Le #defaultrock est une vanne à la base, pour dire que je fais du rock d’ordinateur en réponse à toutes celles et ceux qui critiquent le rock qui dénote un peu des codes classiques. J’en ai juste fait ma marque de fabrique et j’aime bien le caler un peu partout pour rigoler (rires).
Je suis passé par énormément de phases niveau inspirations. J’ai écouté beaucoup de rock des années 2000, du punk rock : Papa Roach, My Chemical Romance, Bring Me The Horizon, Paramore, Sum 41… J’ai aussi mangé toute la vague shoegaze ; My Bloody Valentine, Glare, julie, Fleshwater, Deftones… Puis mine de rien j’ai aussi été pas mal inspiré par de la pop, notamment dans mes lyrics ; Lana Del Rey, Mélanie Martinez… Je m’inspire aussi naturellement de mes potes, de la scène émergente de manière générale ; Guizy, sim, Ptite Soeur ou Thanas pour ne citer qu’eux.

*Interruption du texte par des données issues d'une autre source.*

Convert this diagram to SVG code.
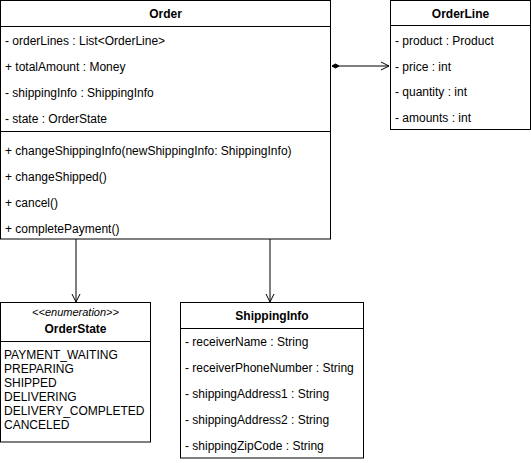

Qu’est-ce que tu écoutes en ce moment ? Aurais-tu des recommandations de tout genre pour nos lecteurs et lectrices ?
Déjà du côté de mes potes je vais faire une petite propagande SoundCloud ; allez stream sim, Ptite Soeur, Guizy, Marsiane, Thanas… J’écoute énormément julie en ce moment, le groupe de shoegaze dont je parlais, y a aussi Jane Remover et quannnic qui font partie de la même scène. Sinon j’écoute toujours mes classiques qui tournent en boucle dans ma playlist, ça va de Linkin Park à Irko plus récemment qui est dans un registre complètement différent, puis je terminerai par le groupe Pale Waves qui m’a beaucoup inspiré que j’apprécie particulièrement.